Multi-fidelity Bayesian experimental design to quantify extreme-event statistics

Abstract: In this work, we develop a multi-fidelity Bayesian experimental design framework to efficiently quantify the extreme-event statistics of an input-to-response (ItR) system with given input probability and expensive function evaluations. The key idea here is to leverage low-fidelity samples whose responses can be computed with a cost of a certain fraction of that for high-fidelity samples, in an optimized configuration to reduce the total computational cost. To accomplish this goal, we employ a multi-fidelity Gaussian process as the surrogate model of the ItR function, and develop a new acquisition based on which the optimized next sample can be selected in terms of its location in the sample space and the fidelity level.
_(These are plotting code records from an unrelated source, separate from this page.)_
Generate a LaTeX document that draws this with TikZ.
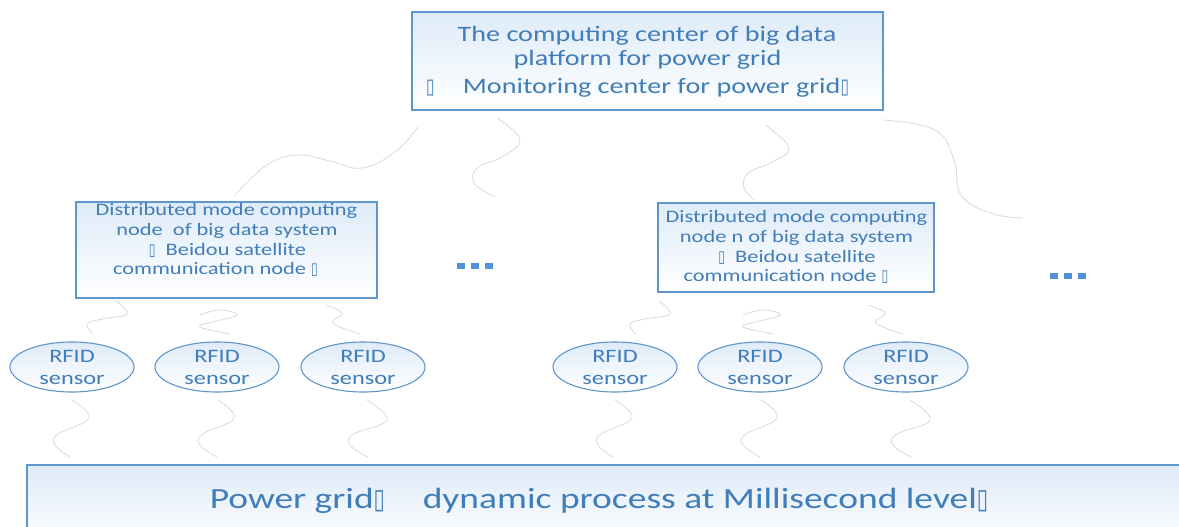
\documentclass[tikz,border=0pt]{standalone}
\usepackage{fontspec}
\setmainfont{Carlito}
\newfontfamily\cf[FakeStretch=1.28]{Carlito}
\newfontfamily\dv{DejaVu Sans}
\usetikzlibrary{shapes.geometric}
\definecolor{txtblue}{RGB}{65,125,185}
\definecolor{edgeblue}{RGB}{95,150,205}
\definecolor{fillblue}{RGB}{222,235,248}
\definecolor{wire}{RGB}{218,218,218}
\definecolor{dotblue}{RGB}{80,145,215}
\newcommand\tofu{\scalebox{0.7}[0.95]{\dv ▯}}
\tikzset{
  box/.style={draw=edgeblue, line width=1.2pt, top color=fillblue, bottom color=white, inner sep=0pt},
  ell/.style={ellipse, draw=edgeblue, line width=1.1pt, top color=fillblue, bottom color=white, inner sep=0pt, minimum width=124pt, minimum height=50pt},
  ln/.style={anchor=base, inner sep=0pt, text=txtblue},
  lnA/.style={ln, font=\cf\fontsize{22}{26}\selectfont},
  lnB/.style={ln, font=\cf\fontsize{17.5}{20}\selectfont},
  lnC/.style={ln, font=\cf\fontsize{19}{22}\selectfont},
  lnD/.style={ln, font=\cf\fontsize{29.3}{34}\selectfont},
  wave/.style={draw=wire, line width=0.8pt},
  dot/.style={fill=dotblue}
}
\begin{document}
\begin{tikzpicture}[x=1pt,y=-1pt]
\clip (0,0) rectangle (1179,527);
\fill[white] (0,0) rectangle (1179,527);

% top box
\node[box, minimum width=471pt, minimum height=98pt] (top) at (647.5,61) {};
\node[lnA] (top1) at (647,42) {The computing center of big data};
\node[lnA] (top2) at (647.5,66) {platform for power grid};
\node[lnA] (top3) at (637.5,93) {\tofu\quad\ Monitoring center for power grid\tofu};

% distributed nodes
\node[box, minimum width=301pt, minimum height=96pt] (d1) at (226.5,250) {};
\node[lnB] (d1a) at (226.5,215) {Distributed mode computing};
\node[lnB] (d1b) at (227,235) {node\ \ of big data system};
\node[lnB] (d1c) at (227.5,255) {\tofu\ \ Beidou satellite};
\node[lnB] (d1d) at (215.5,274) {communication node \tofu};

\node[box, minimum width=276pt, minimum height=89pt] (dn) at (796,247.5) {};
\node[lnB] (dna) at (796.5,222) {Distributed mode computing};
\node[lnB] (dnb) at (796.5,242) {node n of big data system};
\node[lnB] (dnc) at (797,262) {\tofu\ \ Beidou satellite};
\node[lnB] (dnd) at (786,281) {communication node \tofu};

% dots
\fill[dot] (457,263) rectangle (465,269);
\fill[dot] (471,263) rectangle (479,269);
\fill[dot] (485,263) rectangle (493,269);
\fill[dot] (1050,273) rectangle (1058,279);
\fill[dot] (1064,273) rectangle (1072,279);
\fill[dot] (1078,273) rectangle (1086,279);

% RFID sensors
\foreach \n/\x in {1/72,2/217,3/363,4/615,5/760,6/906}{
  \node[ell] (s\n) at (\x,367) {};
  \node[lnC] (s\n a) at (\x,362) {RFID};
  \node[lnC] (s\n b) at (\x,384) {sensor};
}

% bottom box
\node[box, minimum width=1163pt, minimum height=80pt] (grid) at (608.5,505) {};
\node[lnD] (gridt) at (599,508) {Power grid\tofu\quad\ dynamic process at Millisecond level\tofu};

% wavy links top -> distributed
\draw[wave] plot[smooth, tension=0.7] coordinates {(418,127) (395,152) (362,168) (330,161) (298,155) (267,165) (235,195)};
\draw[wave] plot[smooth, tension=0.7] coordinates {(497,118) (520,140) (500,158) (478,167) (474,183) (495,197)};
\draw[wave] plot[smooth, tension=0.7] coordinates {(765,125) (789,148) (770,163) (748,173) (744,188) (755,200)};
\draw[wave] plot[smooth, tension=0.7] coordinates {(883,120) (935,130) (954,160) (961,195) (990,213) (1022,218)};

% wavy links distributed -> sensors, sensors -> grid
\foreach \dx in {0,543}{
  \begin{scope}[xshift=\dx]
  \draw[wave] plot[smooth, tension=0.7] coordinates {(116,301) (127,314) (102,319) (87,324) (93,334)};
  \draw[wave] plot[smooth, tension=0.7] coordinates {(200,315) (220,310) (237,315) (213,322) (200,327) (230,334)};
  \draw[wave] plot[smooth, tension=0.7] coordinates {(325,305) (342,313) (333,323) (360,334)};
  \draw[wave] plot[smooth, tension=0.7] coordinates {(72,400) (89,418) (58,434) (55,445) (70,457)};
  \draw[wave] plot[smooth, tension=0.7] coordinates {(218,400) (234,418) (203,434) (200,445) (217,457)};
  \draw[wave] plot[smooth, tension=0.7] coordinates {(367,400) (387,420) (354,434) (350,445) (368,457)};
  \end{scope}
}
\end{tikzpicture}
\end{document}
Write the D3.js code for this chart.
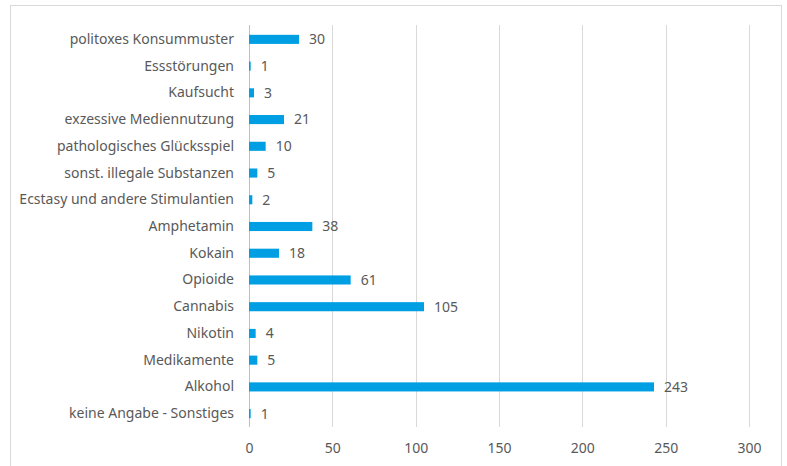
<!DOCTYPE html>
<html>
<head>
<meta charset="utf-8">
<script src="https://cdn.jsdelivr.net/npm/d3@7"></script>
<style>
  body { margin: 0; background: #fff; }
  svg { display: block; }
  text { font-family: "Noto Sans", "Open Sans", sans-serif; fill: #595959; }
</style>
</head>
<body>
<div id="chart"><svg></svg></div>
<script>
// categories top to bottom
var categories = ["politoxes Konsummuster", "Essstörungen", "Kaufsucht", "exzessive Mediennutzung",
    "pathologisches Glücksspiel", "sonst. illegale Substanzen", "Ecstasy und andere Stimulantien",
    "Amphetamin", "Kokain", "Opioide", "Cannabis", "Nikotin", "Medikamente", "Alkohol",
    "keine Angabe - Sonstiges"];
var values = [30, 1, 3, 21, 10, 5, 2, 38, 18, 61, 105, 4, 5, 243, 1];
var ticks = [0, 50, 100, 150, 200, 250, 300];

var W = 787, H = 466,
    margin = { top: 26, right: 38, bottom: 39, left: 249 },
    width = W - margin.left - margin.right,
    height = H - margin.top - margin.bottom;

var svg = d3.select('#chart svg').attr('width', W).attr('height', H);

// chart frame
svg.append('rect')
    .attr('x', 10.5).attr('y', 5.5)
    .attr('width', 771).attr('height', 470)
    .attr('fill', 'none').attr('stroke', '#d9d9d9');

var g = svg.append('g').attr('transform', 'translate(' + margin.left + ',' + margin.top + ')');

var x = d3.scaleLinear().domain([0, 300]).range([0, width]);
var y = d3.scaleBand().domain(categories).range([0, height]).paddingInner(0.66).paddingOuter(0.33);

// gridlines
g.selectAll('.grid')
    .data(ticks)
    .enter().append('line')
    .attr('class', 'grid')
    .attr('x1', d => Math.round(x(d)) + 0.5).attr('x2', d => Math.round(x(d)) + 0.5)
    .attr('y1', -1).attr('y2', height)
    .attr('stroke', d => d === 0 ? '#bfbfbf' : '#d9d9d9');

// x axis labels
var xAxis = g.append('g')
    .attr('transform', 'translate(0,' + height + ')')
    .call(d3.axisBottom(x).tickValues(ticks).tickSize(0).tickPadding(16));
xAxis.select('.domain').remove();
xAxis.selectAll('text').style('font-size', '14px').attr('fill', '#595959');

// y axis labels
var yAxis = g.append('g')
    .call(d3.axisLeft(y).tickSize(0).tickPadding(15));
yAxis.select('.domain').remove();
yAxis.selectAll('text').style('font-size', '14px').attr('fill', '#595959');

// bars
g.selectAll('.bar')
    .data(values)
    .enter().append('rect')
    .attr('class', 'bar')
    .attr('x', x(0))
    .attr('y', (d, i) => y(categories[i]))
    .attr('width', d => x(d) - x(0))
    .attr('height', y.bandwidth())
    .attr('fill', '#009fe3');

// value labels
g.selectAll('.val')
    .data(values)
    .enter().append('text')
    .attr('class', 'val')
    .attr('x', d => x(d) + 10)
    .attr('y', (d, i) => y(categories[i]) + y.bandwidth() / 2)
    .attr('dy', '0.35em')
    .style('font-size', '14px')
    .text(d => d);
</script>
</body>
</html>
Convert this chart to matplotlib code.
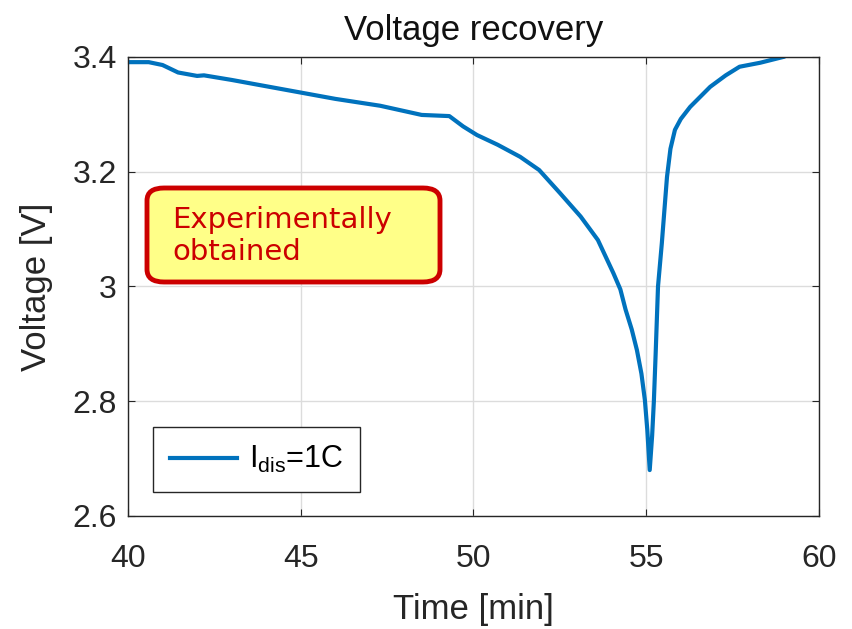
import numpy as np
import matplotlib.pyplot as plt
from matplotlib.patches import FancyBboxPatch

# values
time = [40.0, 40.6, 41.0, 41.45, 42.0, 42.2, 43.0, 44.0, 45.0, 46.0, 47.3, 48.5,
        49.3, 49.7, 50.1, 50.7, 51.35, 51.9, 52.5, 53.1, 53.6, 54.05, 54.25, 54.4,
        54.58, 54.73, 54.86, 54.96, 55.03, 55.1, 55.17, 55.22, 55.27, 55.34, 55.45,
        55.6, 55.7, 55.83, 56.0, 56.27, 56.85, 57.3, 57.7, 58.3, 58.96]
voltage = [3.391, 3.391, 3.386, 3.373, 3.367, 3.368, 3.360, 3.349, 3.338, 3.327,
           3.315, 3.299, 3.297, 3.279, 3.264, 3.247, 3.226, 3.203, 3.163, 3.122,
           3.081, 3.023, 2.995, 2.960, 2.925, 2.889, 2.848, 2.802, 2.750, 2.680,
           2.740, 2.800, 2.880, 3.000, 3.075, 3.191, 3.240, 3.273, 3.292, 3.313,
           3.348, 3.368, 3.383, 3.390, 3.400]
xticks = [40, 45, 50, 55, 60]
yticks = [2.6, 2.8, 3.0, 3.2, 3.4]
yticklabels = ['2.6', '2.8', '3', '3.2', '3.4']

plt.rcParams['font.family'] = ['Liberation Sans', 'DejaVu Sans']

fig = plt.figure(figsize=(8.52, 6.29), dpi=100)
ax = fig.add_axes([0.1502, 0.1797, 0.8111, 0.7297])

ax.plot(time, voltage, color='#0072BD', linewidth=3, label=r'I$_{\mathregular{dis}}$=1C')

ax.set_xlim(40, 60)
ax.set_ylim(2.6, 3.4)
ax.set_xticks(xticks)
ax.set_yticks(yticks)
ax.set_yticklabels(yticklabels)
ax.tick_params(direction='in', length=5, top=True, right=True, labelsize=23,
               color='#262626', labelcolor='#262626')
ax.tick_params(axis='x', pad=20)
ax.tick_params(axis='y', pad=8)
ax.grid(color='#dcdcdc', linewidth=1)
for s in ax.spines.values():
    s.set_color('#262626')
    s.set_linewidth(1)

ax.set_title('Voltage recovery', fontsize=25, color='#111111', pad=12)
ax.set_xlabel('Time [min]', fontsize=25, color='#262626', labelpad=14)
ax.set_ylabel('Voltage [V]', fontsize=25, color='#262626', labelpad=14)

leg = ax.legend(loc='lower left', bbox_to_anchor=(0.036, 0.052), borderaxespad=0,
                fontsize=22, fancybox=False, edgecolor='#262626', framealpha=1,
                handlelength=2.2, handletextpad=0.4, borderpad=0.55)
leg.get_frame().set_linewidth(1)

box = FancyBboxPatch((147 / 852, 1 - 282 / 629), 293 / 852, 94 / 629,
                     boxstyle='round,pad=0,rounding_size=0.02',
                     transform=fig.transFigure, facecolor='#FFFF88',
                     edgecolor='#CC0000', linewidth=3.5, zorder=5)
fig.patches.append(box)
fig.text(172 / 852, 1 - 236 / 629, 'Experimentally\nobtained', fontsize=21,
         color='#CC0000', family='DejaVu Sans', va='center', ha='left',
         linespacing=1.15, zorder=6)

plt.savefig('out.png', dpi=100)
In addition, we develop an inexpensive analytical evaluation of the acquisition and its derivative, avoiding numerical integrations that are prohibitive for high-dimensional problems. The new method is tested in a bi-fidelity context for a series of synthetic problems with varying dimensions, low-fidelity model accuracy and computational costs. Comparing with the single-fidelity method and the bi-fidelity method with a pre-defined fidelity hierarchy, our method consistently shows the best (or among the best) performance for all the test cases. Finally, we demonstrate the superiority of our method in solving an engineering problem of estimating the extreme ship motion statistics in irregular waves, using computational fluid dynamics (CFD) with two different grid resolutions as the high and low fidelity models.